Another major contribution to Scorpia’s lack of impact is that, to be frank about it, she doesn’t seem much of a self-promoter and being a solo success on the internet depends in large part on doing that. She’d never had to push her own work before and at CGW had a captive audience.

“I’m simply not good at self-promotion. Also, for a while, my kind of gaming was drying up. Looking over the posts for the last year of the site, I had only one game review. So with all that in mind, I decided it wasn’t worth going on. Yes, it hurt a lot to make that last post, but there’s no way you can go on without making money.”

It seems a sad end to such a sparkling legacy but, if Scorpia feels that way, she certainly doesn’t show it.

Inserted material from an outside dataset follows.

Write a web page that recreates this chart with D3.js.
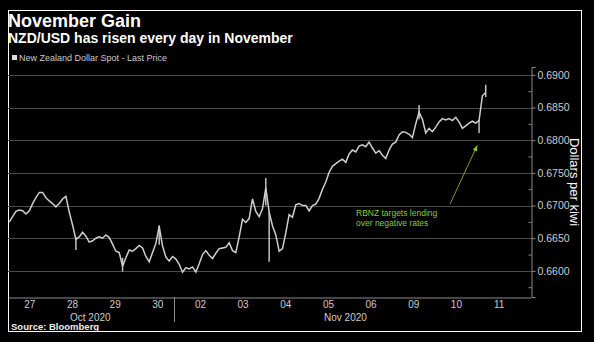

After all, she’s achieved a hell of a lot and it shows in her response when I ask her if she’d ever consider coming back into the industry. “I still do some gaming,” she says, “however I have no desire to go back to reviewing games. Once was enough! It’s really more work than most people realise and I do enjoy playing just for myself.”

We say goodbye, and Scorpia signs off with the following: “you can consider me retired.”

Scorpia is a fascinating and unique thread in the games industry’s history. I certainly owe her work a debt of gratitude: she’ll always be my hero for keeping the flame alive for point-and-click adventures and traditional CRPGs, two genres which fell out of fashion in the late ‘90s, when the industry moved onto shinier things. The recent resurgence in the popularity of those genres, which I credit to the enthusiasts who refused to let it go, will hopefully provide Scorpia some decent entertainment in retirement.

It’s a reminder of the other side of her appeal as a writer, too. Scorpia’s legend may, somewhat understandably, always be told with reference to scabruous takedowns of games she didn’t like (and the Ultima VIII: Pagan review really is a stone-cold classic).

To those who followed her work, however, the deep knowledge of and love for games was what really kept us coming back. Perhaps the name Scorpia lasted because what it suggests fitted her so perfectly: some sort of cosmic enigma, with a sting in the tail.